Egg Bites

We love breakfast, but the last thing we want to do in the morning is make food. Luckily, these Egg Bites with Beano’s Buffalo Sandwich Sauce are easy to make and can be stored for multiple days in the fridge or months in the freezer.

Ingredients:

  • 4 slices of Canadian bacon, diced
  • 1 red pepper, diced
  • 6 large eggs
  • 1 1/3 cups of cottage cheese
  • 1 1/4 cups of cheddar cheese
  • 1/4 tsp of salt
  • 1/8 tsp of black pepper
  • 1 tsp of Beano’s Buffalo Sandwich Sauce

Directions:

1. Bring a pot of water to a boil.
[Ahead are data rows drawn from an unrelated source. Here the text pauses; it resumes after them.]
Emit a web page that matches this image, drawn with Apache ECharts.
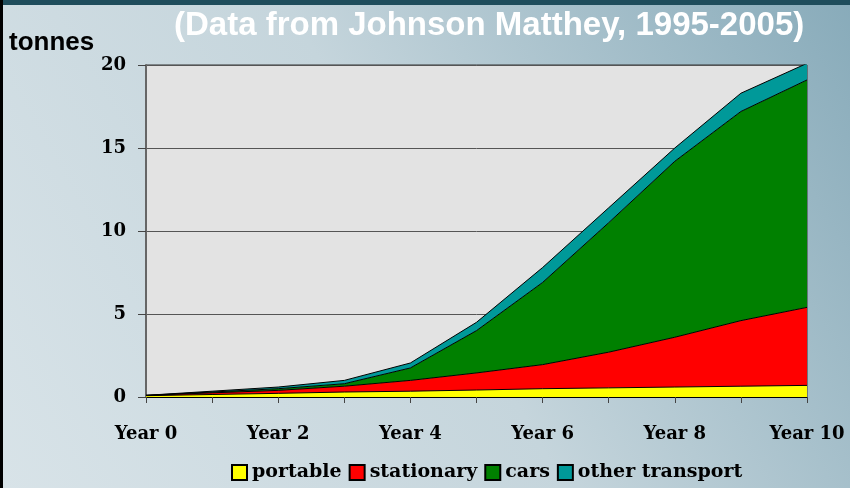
<!DOCTYPE html>
<html>
<head>
<meta charset="utf-8">
<script src="https://cdn.jsdelivr.net/npm/echarts@6/dist/echarts.min.js"></script>
<style>
  html, body { margin: 0; padding: 0; }
  #chart { width: 850px; height: 488px; }
</style>
</head>
<body>
<div id="chart"></div>
<script>
// years along the bottom, only every second one is labelled
const years = ['Year 0', 'Year 1', 'Year 2', 'Year 3', 'Year 4', 'Year 5',
  'Year 6', 'Year 7', 'Year 8', 'Year 9', 'Year 10']

// tonnes per segment (stacked)
const portable = [0.08, 0.15, 0.22, 0.3, 0.35, 0.42, 0.5, 0.55, 0.6, 0.65, 0.7]
const stationary = [0.02, 0.1, 0.18, 0.35, 0.65, 1.03, 1.45, 2.15, 3.0, 3.95, 4.7]
const cars = [0, 0.05, 0.1, 0.15, 0.75, 2.55, 4.95, 7.8, 10.6, 12.6, 13.7]
const otherTransport = [0, 0.05, 0.1, 0.2, 0.3, 0.5, 0.9, 0.9, 0.8, 1.1, 1.0]

const serif = '"DejaVu Serif", "Liberation Serif", serif'

const chart = echarts.init(document.getElementById('chart'))

let area = (name, data, color) => {
  return {
    name: name,
    type: 'line',
    stack: 'total',
    data: data,
    symbol: 'none',
    lineStyle: { color: '#000', width: 1 },
    areaStyle: { color: color, opacity: 1 },
    itemStyle: { color: color, borderColor: '#000', borderWidth: 1 }
  }
}

chart.setOption({
  animation: false,
  backgroundColor: {
    type: 'linear', x: 0, y: 1, x2: 1, y2: 0,
    colorStops: [
      { offset: 0, color: '#d8e3e8' },
      { offset: 0.5, color: '#c5d5dc' },
      { offset: 1, color: '#88abba' }
    ]
  },
  graphic: [
    { type: 'rect', shape: { x: 0, y: 0, width: 850, height: 5 }, style: { fill: '#1f4d5c' } },
    { type: 'rect', shape: { x: 0, y: 0, width: 3, height: 488 }, style: { fill: '#000' } },
    {
      type: 'text', left: 174, top: 9,
      style: {
        text: '(Data from Johnson Matthey, 1995-2005)',
        fill: '#fff',
        font: 'bold 33px "Liberation Sans", Arial, sans-serif',
        shadowColor: 'rgba(0,0,0,0.35)', shadowBlur: 2, shadowOffsetX: 1, shadowOffsetY: 1
      }
    },
    {
      type: 'text', left: 9, top: 30,
      style: { text: 'tonnes', fill: '#000', font: 'bold 26px "Liberation Sans", Arial, sans-serif' }
    }
  ],
  grid: {
    left: 146, right: 43, top: 65, bottom: 91,
    show: true,
    backgroundColor: '#e3e3e3',
    borderColor: '#333',
    borderWidth: 1
  },
  legend: {
    bottom: 1,
    left: 226,
    icon: 'rect',
    itemWidth: 15,
    itemHeight: 15,
    itemGap: 7,
    textStyle: { fontFamily: serif, fontWeight: 'bold', fontSize: 19, color: '#000' },
    data: ['portable', 'stationary', 'cars', 'other transport']
  },
  xAxis: {
    type: 'category',
    data: years,
    boundaryGap: false,
    axisLine: { lineStyle: { color: '#000', width: 1 } },
    axisTick: { show: true, interval: 0, length: 6, lineStyle: { color: '#444' } },
    axisLabel: {
      interval: 1,
      margin: 28,
      color: '#000',
      fontFamily: serif,
      fontWeight: 'bold',
      fontSize: 18
    }
  },
  yAxis: {
    type: 'value',
    min: 0,
    max: 20,
    interval: 5,
    axisLine: { show: true, lineStyle: { color: '#666', width: 2 } },
    axisTick: { show: true, length: 8, lineStyle: { color: '#444' } },
    splitLine: { lineStyle: { color: '#555', width: 1 } },
    axisLabel: {
      margin: 20,
      color: '#000',
      fontFamily: serif,
      fontWeight: 'bold',
      fontSize: 18
    }
  },
  series: [
    area('portable', portable, '#ffff00'),
    area('stationary', stationary, '#ff0000'),
    area('cars', cars, '#008000'),
    area('other transport', otherTransport, '#009999')
  ]
})
</script>
</body>
</html>
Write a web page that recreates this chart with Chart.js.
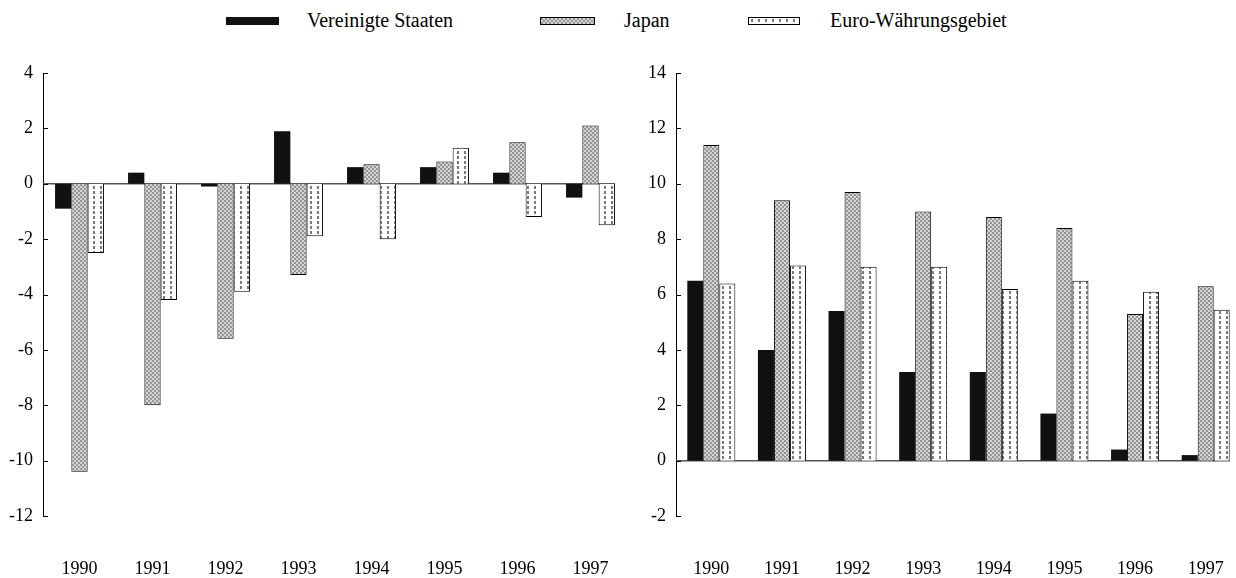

Set one oven rack in the middle and another one at the lowest position. Preheat the oven to 300 degrees.
2. Place a ceramic baking dish on the lower rack and fill it halfway with the boiling water from the pot. 
3. Spray a nonstick muffin pan with non-stick cooking spray.
4. In a small skillet on medium heat, place 1 tbsp of olive oil and start cooking the Canadian bacon and red pepper for about 5 mins. Transfer to a plate with a paper towel to soak the excess oil.
5.  In a blender, combine the eggs, cottage cheese, cheddar, salt, pepper, and Beano’s Buffalo Sandwich Sauce until completely smooth.
6. Pour the mixture evenly into each muffin well three-quarters of the way. Next, add the Canadian bacon and red peppers on top, then place the pan in the middle rack about the water.
7.  Bake for around 20 to 23 mins, until the eggs are set.
8. Remove the eggs from the oven and let rest for about 5 mins. Then, using a spoon place the eggs on a plate.
9. The eggs are ready to eat! They can be saved in the refrigerator (up to 3 days) or freezer (up to 2 months).